Once when I was a teenager, my folks cooked everything on Wednesday and wrapped it all up in foil. Then, we went up to the mountains, built a campfire, and reheated everything in the embers. It was freezing (snowed part way through), but we had a blast!
This year, we're sticking with uber traditional.
LoCo at 2:09AM on 11/09/07
Thanksgiving is all about tradition. Actually, it's one of the very few holidays that both my family and I look forward to preparing same-old, same-old while yucking about preparing same-old, same-old.
Some things are just meant to be as they are.
drbehavior at 5:59AM on 11/09/07
We always have a core group of dishes that I usually supplement with a few extras that are different every year. We always have the same stuffing, spinach, green beans, and mashed potatoes. Sometimes things are so good (the brined turkey of 10 years ago, last year's cranberry sauce) that they become the new tradition.
This years extras are roasted brussels sprouts, Alton Brown's cornbread, and pumpkin bread pudding.

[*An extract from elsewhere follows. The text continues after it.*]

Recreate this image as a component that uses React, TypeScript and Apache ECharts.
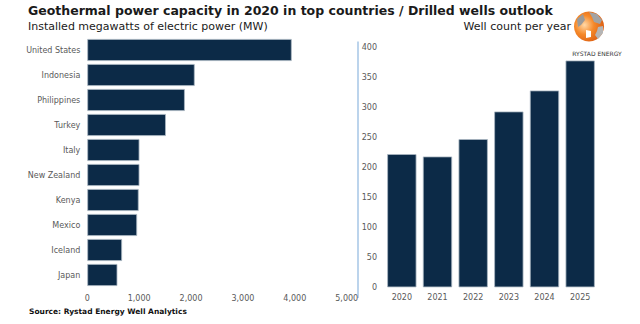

sobriquet at 10:59AM on 11/09/07
I have Thanksgiving with my brother (a vegetarian) and we do something different every year, generally carb centric though. Last year was roasted bell pepper soup with pasta, brushetta, onion rings (I don't know why, my brother really wanted them though), and possibly mashed potatoes... We also made Christmas cookies.
This year we're having a Mexican Thanksgiving- tamales, beans and rice, masa boats, roasted tomato soup and sweet potatoes with chile and orange.
The only traditional thing we keep is pumpkin pie.
lola27 at 12:48PM on 11/09/07
Since I'm not originally from the US and my huband and I are both vegetarians Thanksgiving is almost, almost like any other food day but because it is special I try to incoporate a lot of the foods we like plus a special dish. Last year's special dish was a sweet potatoe pie Caribbean style with pineapple slices, thai noodles with peanut sauce and fried tofu, eggplant parmisian and for desert I made a coconut pecan cake all for two people lol!
I don't know what i'm going to do this year but i'm sure I'll come up with something we will both enjoy.
love2eat at 5:10PM on 11/09/07
Our family's Thanksgiving has never included turkey or cranberry sauce or green bean casserole or those traditional Thanksgiving dishes.
My family are all fairly recent immigrants, so that probably accounts for why we prefer the food we do at our Thanksgiving get togethers.
The menu varies, there's usually plates of roast chicken, roast beef, stir fried green beans, some kind of seafood, maybe crab. My grandmother will usually bring a big crock of her famous zai, a dish made of entirely vegetarian ingredients like bean curd skin, rice vermicelli, and all kinds of mushrooms and fungus sauced with fu yu, a spicy, fermented bean curd.
However, there always has to be a big tray of sushi every year. I guess this addition just really spells "celebration" for everybody...
fuuchan at 12:33AM on 11/10/07
Here, on California's North Coast, the commercial crab season always opens just in time for Thanksgiving... so cold cracked crab is on lots of Thanksgiving tables here (including mine).